> _DATA SHOWN_
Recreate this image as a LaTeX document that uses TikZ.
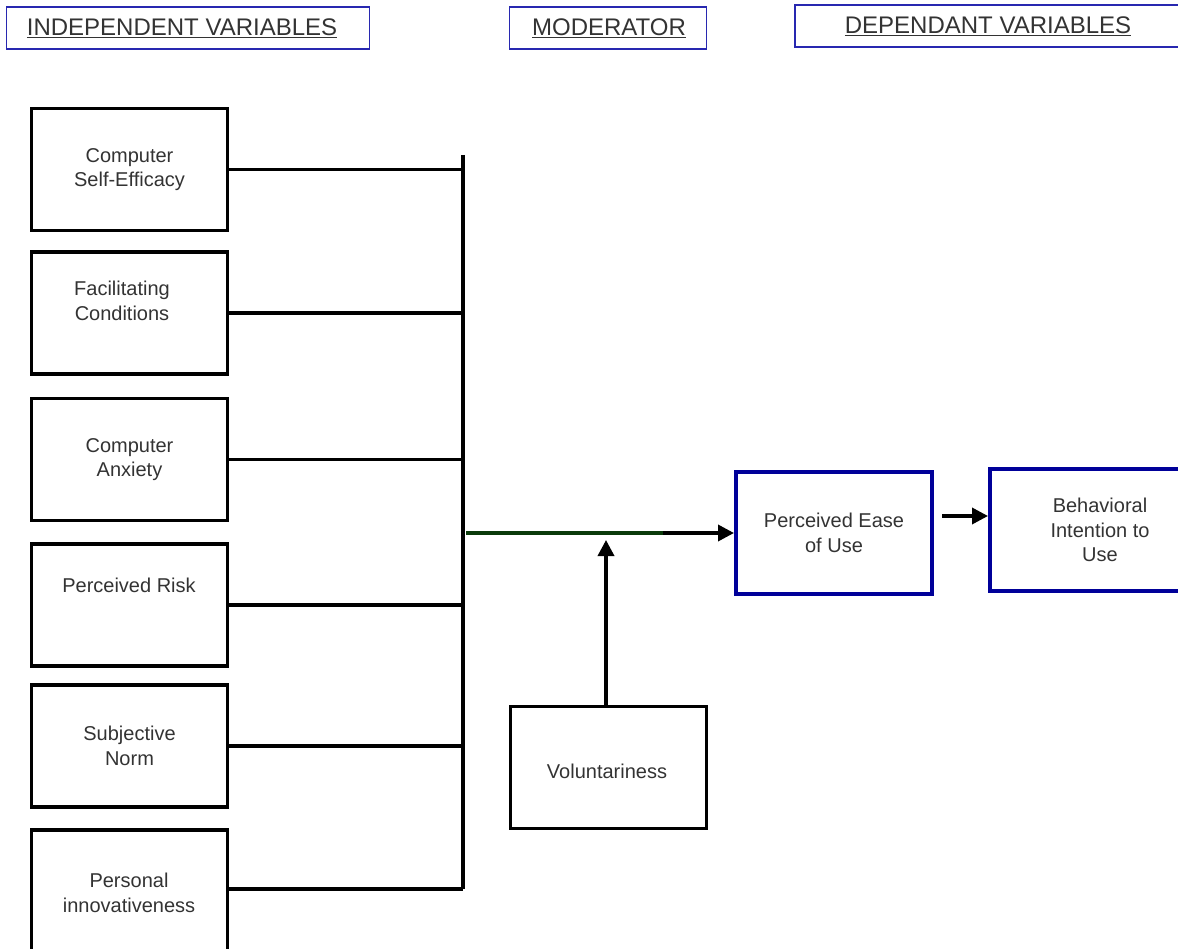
\documentclass[tikz,border=0pt]{standalone}
\usepackage{fontspec}
\setmainfont{Liberation Sans}
\usetikzlibrary{arrows.meta}
\definecolor{hdrblue}{HTML}{2828B0}
\definecolor{boxblue}{HTML}{000099}
\definecolor{dkgreen}{HTML}{0A3A0A}
\definecolor{txt}{HTML}{333333}
\begin{document}
\begin{tikzpicture}[x=1pt,y=-1pt,
  hdr/.style={draw=hdrblue,line width=1.8pt,minimum height=42pt,inner sep=0pt},
  hdrtxt/.style={text=txt,font=\fontsize{24}{28}\selectfont,inner sep=0pt},
  box/.style={draw=black,line width=3.5pt,minimum width=196pt,minimum height=122pt,inner sep=0pt,
    text=txt,align=center,font=\fontsize{20}{24.5}\selectfont},
  bbox/.style={box,draw=boxblue,line width=4pt},
  conn/.style={line width=3.5pt},
  arr/.style={line width=3.5pt,-{Triangle[length=16pt,width=16pt]}}]
\useasboundingbox (0,0) rectangle (1178,949);
% headers
\node[hdr,minimum width=363pt] (hi) at (188,28) {};
\node[hdrtxt] (hit) at (182,28) {\underline{INDEPENDENT VARIABLES}};
\node[hdr,minimum width=197pt] (hm) at (608,28) {};
\node[hdrtxt] (hmt) at (609,28) {\underline{MODERATOR}};
\node[hdr,minimum width=384pt] (hd) at (987,26) {};
\node[hdrtxt] (hdt) at (988,26) {\underline{DEPENDANT VARIABLES}};
% independent boxes
\node[box] (cse) at (129.5,169.5) {Computer\\Self-Efficacy};
\node[box] (fc) at (129.5,313) {};
\node[text=txt,align=center,font=\fontsize{20}{24.5}\selectfont] (fct) at (122,301) {Facilitating\\Conditions};
\node[box] (ca) at (129.5,459.5) {Computer\\Anxiety};
\node[box] (pr) at (129.5,605) {};
\node[text=txt,font=\fontsize{20}{24.5}\selectfont] (prt) at (129,585) {Perceived Risk};
\node[box] (sn) at (129.5,746) {Subjective\\Norm};
\node[box] (pi) at (129.5,891) {};
\node[text=txt,align=center,font=\fontsize{20}{24.5}\selectfont] (pit) at (129,893) {Personal\\innovativeness};
% bus
\coordinate (bt) at (463,155);
\coordinate (bb) at (463,889);
\draw[conn] (bt) -- (bb);
\draw[conn] (cse.east) -- (cse.east -| bt);
\draw[conn] (fc.east) -- (fc.east -| bt);
\draw[conn] (ca.east) -- (ca.east -| bt);
\draw[conn] (pr.east) -- (pr.east -| bt);
\draw[conn] (sn.east) -- (sn.east -| bt);
\draw[conn] (pi.east |- bb) -- (bb);
% dependent
\node[bbox] (peou) at (834,533) {Perceived Ease\\of Use};
\node[bbox,minimum width=220pt] (bi) at (1100,530) {Behavioral\\Intention to\\Use};
% moderator
\node[box] (vol) at (608.5,767.5) {};
\node[text=txt,font=\fontsize{20}{24.5}\selectfont] (volt) at (607,771) {Voluntariness};
\coordinate (gs) at (466,533);
\coordinate (ge) at (663,533);
\draw[line width=3.5pt,dkgreen] (gs) -- (ge);
\draw[arr] (ge) -- (peou.west);
\coordinate (mt) at (606,540);
\draw[arr] (vol.north -| mt) -- (mt);
\coordinate (a1) at (942,516);
\draw[arr] (a1) -- (a1 -| bi.west);
\end{tikzpicture}
\end{document}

> _THE TASK_
Write the material out again exactly as it appears, dropping the pictures.

> _WRITTEN RESPONSE_
Recreate this image as a LaTeX document that uses TikZ.
\documentclass[tikz,border=0pt]{standalone}
\usepackage{fontspec}
\setmainfont{Liberation Sans}
\usetikzlibrary{arrows.meta}
\definecolor{hdrblue}{HTML}{2828B0}
\definecolor{boxblue}{HTML}{000099}
\definecolor{dkgreen}{HTML}{0A3A0A}
\definecolor{txt}{HTML}{333333}
\begin{document}
\begin{tikzpicture}[x=1pt,y=-1pt,
  hdr/.style={draw=hdrblue,line width=1.8pt,minimum height=42pt,inner sep=0pt},
  hdrtxt/.style={text=txt,font=\fontsize{24}{28}\selectfont,inner sep=0pt},
  box/.style={draw=black,line width=3.5pt,minimum width=196pt,minimum height=122pt,inner sep=0pt,
    text=txt,align=center,font=\fontsize{20}{24.5}\selectfont},
  bbox/.style={box,draw=boxblue,line width=4pt},
  conn/.style={line width=3.5pt},
  arr/.style={line width=3.5pt,-{Triangle[length=16pt,width=16pt]}}]
\useasboundingbox (0,0) rectangle (1178,949);
% headers
\node[hdr,minimum width=363pt] (hi) at (188,28) {};
\node[hdrtxt] (hit) at (182,28) {\underline{INDEPENDENT VARIABLES}};
\node[hdr,minimum width=197pt] (hm) at (608,28) {};
\node[hdrtxt] (hmt) at (609,28) {\underline{MODERATOR}};
\node[hdr,minimum width=384pt] (hd) at (987,26) {};
\node[hdrtxt] (hdt) at (988,26) {\underline{DEPENDANT VARIABLES}};
% independent boxes
\node[box] (cse) at (129.5,169.5) {Computer\\Self-Efficacy};
\node[box] (fc) at (129.5,313) {};
\node[text=txt,align=center,font=\fontsize{20}{24.5}\selectfont] (fct) at (122,301) {Facilitating\\Conditions};
\node[box] (ca) at (129.5,459.5) {Computer\\Anxiety};
\node[box] (pr) at (129.5,605) {};
\node[text=txt,font=\fontsize{20}{24.5}\selectfont] (prt) at (129,585) {Perceived Risk};
\node[box] (sn) at (129.5,746) {Subjective\\Norm};
\node[box] (pi) at (129.5,891) {};
\node[text=txt,align=center,font=\fontsize{20}{24.5}\selectfont] (pit) at (129,893) {Personal\\innovativeness};
% bus
\coordinate (bt) at (463,155);
\coordinate (bb) at (463,889);
\draw[conn] (bt) -- (bb);
\draw[conn] (cse.east) -- (cse.east -| bt);
\draw[conn] (fc.east) -- (fc.east -| bt);
\draw[conn] (ca.east) -- (ca.east -| bt);
\draw[conn] (pr.east) -- (pr.east -| bt);
\draw[conn] (sn.east) -- (sn.east -| bt);
\draw[conn] (pi.east |- bb) -- (bb);
% dependent
\node[bbox] (peou) at (834,533) {Perceived Ease\\of Use};
\node[bbox,minimum width=220pt] (bi) at (1100,530) {Behavioral\\Intention to\\Use};
% moderator
\node[box] (vol) at (608.5,767.5) {};
\node[text=txt,font=\fontsize{20}{24.5}\selectfont] (volt) at (607,771) {Voluntariness};
\coordinate (gs) at (466,533);
\coordinate (ge) at (663,533);
\draw[line width=3.5pt,dkgreen] (gs) -- (ge);
\draw[arr] (ge) -- (peou.west);
\coordinate (mt) at (606,540);
\draw[arr] (vol.north -| mt) -- (mt);
\coordinate (a1) at (942,516);
\draw[arr] (a1) -- (a1 -| bi.west);
\end{tikzpicture}
\end{document}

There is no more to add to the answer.